• **Problem to work on**:
Beneath this instruction is a block of data; output from it exactly the lines that run from the one containing "Clone this diagram in TikZ." through the one containing "(0,0) rectangle (520,423);", inclusive.

• **Raw records**:

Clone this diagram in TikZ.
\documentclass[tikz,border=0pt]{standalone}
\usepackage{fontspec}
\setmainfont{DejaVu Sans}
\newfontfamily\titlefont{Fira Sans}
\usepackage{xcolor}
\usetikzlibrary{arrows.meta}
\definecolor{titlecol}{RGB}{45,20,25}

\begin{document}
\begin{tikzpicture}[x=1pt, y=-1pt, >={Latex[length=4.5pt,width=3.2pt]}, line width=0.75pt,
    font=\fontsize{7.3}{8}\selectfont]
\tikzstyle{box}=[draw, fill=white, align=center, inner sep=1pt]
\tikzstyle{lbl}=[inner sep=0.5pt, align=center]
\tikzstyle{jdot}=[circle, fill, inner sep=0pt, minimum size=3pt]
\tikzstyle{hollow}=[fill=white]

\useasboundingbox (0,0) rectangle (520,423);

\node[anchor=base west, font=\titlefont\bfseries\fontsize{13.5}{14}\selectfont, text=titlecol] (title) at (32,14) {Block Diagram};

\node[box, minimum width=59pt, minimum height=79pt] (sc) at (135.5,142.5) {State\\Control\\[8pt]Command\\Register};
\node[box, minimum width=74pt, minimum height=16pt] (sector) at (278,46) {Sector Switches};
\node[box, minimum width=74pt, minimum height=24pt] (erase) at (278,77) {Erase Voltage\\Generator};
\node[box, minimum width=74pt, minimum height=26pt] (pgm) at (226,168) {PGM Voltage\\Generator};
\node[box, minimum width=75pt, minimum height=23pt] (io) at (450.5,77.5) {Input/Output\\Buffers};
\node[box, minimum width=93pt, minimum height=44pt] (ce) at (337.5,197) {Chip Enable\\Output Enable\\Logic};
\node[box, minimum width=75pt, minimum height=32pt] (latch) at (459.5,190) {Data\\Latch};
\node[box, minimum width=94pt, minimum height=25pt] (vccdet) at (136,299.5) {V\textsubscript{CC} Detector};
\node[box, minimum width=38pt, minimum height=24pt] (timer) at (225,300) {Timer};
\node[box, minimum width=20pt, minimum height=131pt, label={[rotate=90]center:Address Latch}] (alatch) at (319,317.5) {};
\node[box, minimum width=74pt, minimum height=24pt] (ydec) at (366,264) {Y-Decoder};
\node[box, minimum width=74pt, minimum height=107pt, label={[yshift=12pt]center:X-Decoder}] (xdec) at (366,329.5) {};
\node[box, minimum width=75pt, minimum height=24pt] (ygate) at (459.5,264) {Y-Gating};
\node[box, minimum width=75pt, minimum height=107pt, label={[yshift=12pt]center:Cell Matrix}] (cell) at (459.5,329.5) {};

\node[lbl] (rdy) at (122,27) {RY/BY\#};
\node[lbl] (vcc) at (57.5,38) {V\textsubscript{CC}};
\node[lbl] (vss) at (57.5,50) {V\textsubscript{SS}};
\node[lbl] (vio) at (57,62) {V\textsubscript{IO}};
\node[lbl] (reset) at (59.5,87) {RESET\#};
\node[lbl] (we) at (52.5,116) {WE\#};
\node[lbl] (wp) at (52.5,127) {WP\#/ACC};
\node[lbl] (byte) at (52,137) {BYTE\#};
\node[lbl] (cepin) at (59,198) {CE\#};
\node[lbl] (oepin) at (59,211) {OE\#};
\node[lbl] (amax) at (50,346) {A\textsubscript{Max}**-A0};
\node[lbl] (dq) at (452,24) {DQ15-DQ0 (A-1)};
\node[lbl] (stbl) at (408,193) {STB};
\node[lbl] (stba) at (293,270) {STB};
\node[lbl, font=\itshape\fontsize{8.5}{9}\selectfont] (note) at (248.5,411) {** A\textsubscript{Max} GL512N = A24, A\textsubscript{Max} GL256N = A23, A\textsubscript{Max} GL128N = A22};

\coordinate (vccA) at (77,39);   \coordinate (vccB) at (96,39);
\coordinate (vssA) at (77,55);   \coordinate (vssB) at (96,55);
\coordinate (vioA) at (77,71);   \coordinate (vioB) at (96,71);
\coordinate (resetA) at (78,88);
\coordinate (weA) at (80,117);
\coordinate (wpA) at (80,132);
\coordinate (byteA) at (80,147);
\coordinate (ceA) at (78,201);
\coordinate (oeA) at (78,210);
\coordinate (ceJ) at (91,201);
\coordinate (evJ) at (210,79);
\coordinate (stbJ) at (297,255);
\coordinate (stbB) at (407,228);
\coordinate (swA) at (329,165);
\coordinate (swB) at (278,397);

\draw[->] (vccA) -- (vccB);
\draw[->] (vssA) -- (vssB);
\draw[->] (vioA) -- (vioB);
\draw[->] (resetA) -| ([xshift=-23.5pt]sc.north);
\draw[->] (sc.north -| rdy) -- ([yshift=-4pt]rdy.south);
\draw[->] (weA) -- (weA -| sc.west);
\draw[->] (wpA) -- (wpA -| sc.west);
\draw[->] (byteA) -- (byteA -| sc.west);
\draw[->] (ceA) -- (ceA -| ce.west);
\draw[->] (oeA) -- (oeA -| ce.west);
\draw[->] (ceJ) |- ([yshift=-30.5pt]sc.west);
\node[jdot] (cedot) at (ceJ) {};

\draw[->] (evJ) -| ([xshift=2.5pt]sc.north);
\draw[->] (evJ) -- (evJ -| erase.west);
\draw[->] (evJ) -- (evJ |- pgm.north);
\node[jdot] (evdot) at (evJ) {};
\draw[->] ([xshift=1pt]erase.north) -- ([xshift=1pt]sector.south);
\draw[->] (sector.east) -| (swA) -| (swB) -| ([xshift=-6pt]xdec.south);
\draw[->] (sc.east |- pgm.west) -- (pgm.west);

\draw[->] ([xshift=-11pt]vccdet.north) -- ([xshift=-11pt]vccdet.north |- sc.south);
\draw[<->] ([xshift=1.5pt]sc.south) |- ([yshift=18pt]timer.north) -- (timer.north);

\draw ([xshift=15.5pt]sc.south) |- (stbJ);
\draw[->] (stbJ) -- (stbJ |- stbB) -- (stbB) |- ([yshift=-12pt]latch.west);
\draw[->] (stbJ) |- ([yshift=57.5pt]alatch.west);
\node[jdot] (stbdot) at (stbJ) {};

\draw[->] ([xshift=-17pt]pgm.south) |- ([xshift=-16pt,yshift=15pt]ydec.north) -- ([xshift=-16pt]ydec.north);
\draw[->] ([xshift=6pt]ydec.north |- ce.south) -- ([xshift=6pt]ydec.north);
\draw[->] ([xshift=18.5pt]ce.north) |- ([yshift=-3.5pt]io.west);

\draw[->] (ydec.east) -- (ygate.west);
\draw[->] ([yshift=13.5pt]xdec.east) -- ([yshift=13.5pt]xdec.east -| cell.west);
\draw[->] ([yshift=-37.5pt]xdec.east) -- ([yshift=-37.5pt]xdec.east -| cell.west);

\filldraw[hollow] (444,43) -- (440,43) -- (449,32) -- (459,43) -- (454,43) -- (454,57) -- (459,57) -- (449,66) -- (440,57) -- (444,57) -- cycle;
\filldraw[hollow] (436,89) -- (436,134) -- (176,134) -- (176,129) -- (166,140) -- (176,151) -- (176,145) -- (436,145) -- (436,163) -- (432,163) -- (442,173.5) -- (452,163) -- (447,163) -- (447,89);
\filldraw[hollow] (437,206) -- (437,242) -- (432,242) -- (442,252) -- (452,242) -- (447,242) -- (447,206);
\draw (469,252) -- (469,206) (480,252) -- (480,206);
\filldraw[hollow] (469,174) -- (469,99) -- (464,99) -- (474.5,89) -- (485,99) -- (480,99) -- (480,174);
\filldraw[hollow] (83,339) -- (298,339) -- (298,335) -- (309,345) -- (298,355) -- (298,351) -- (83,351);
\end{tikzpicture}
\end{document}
==
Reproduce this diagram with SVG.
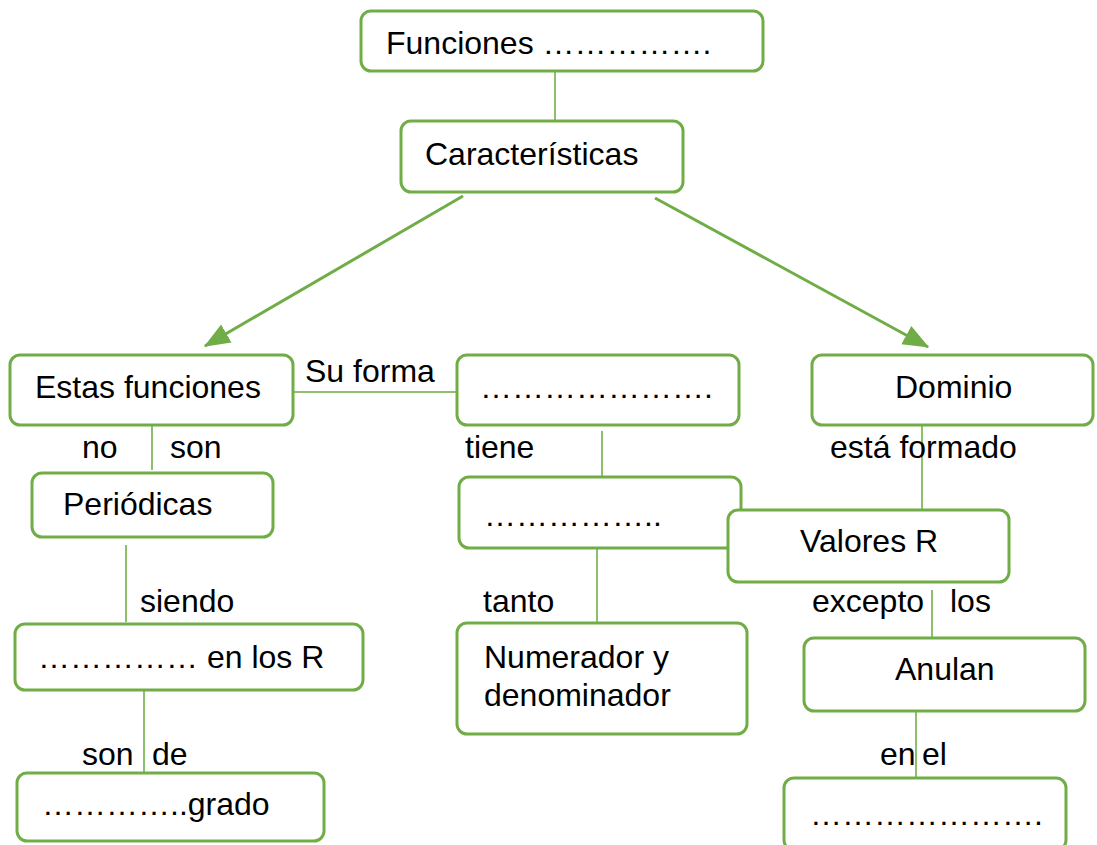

• **Answer to this exercise**:
Clone this diagram in TikZ.
\documentclass[tikz,border=0pt]{standalone}
\usepackage{fontspec}
\setmainfont{DejaVu Sans}
\newfontfamily\titlefont{Fira Sans}
\usepackage{xcolor}
\usetikzlibrary{arrows.meta}
\definecolor{titlecol}{RGB}{45,20,25}

\begin{document}
\begin{tikzpicture}[x=1pt, y=-1pt, >={Latex[length=4.5pt,width=3.2pt]}, line width=0.75pt,
    font=\fontsize{7.3}{8}\selectfont]
\tikzstyle{box}=[draw, fill=white, align=center, inner sep=1pt]
\tikzstyle{lbl}=[inner sep=0.5pt, align=center]
\tikzstyle{jdot}=[circle, fill, inner sep=0pt, minimum size=3pt]
\tikzstyle{hollow}=[fill=white]

\useasboundingbox (0,0) rectangle (520,423);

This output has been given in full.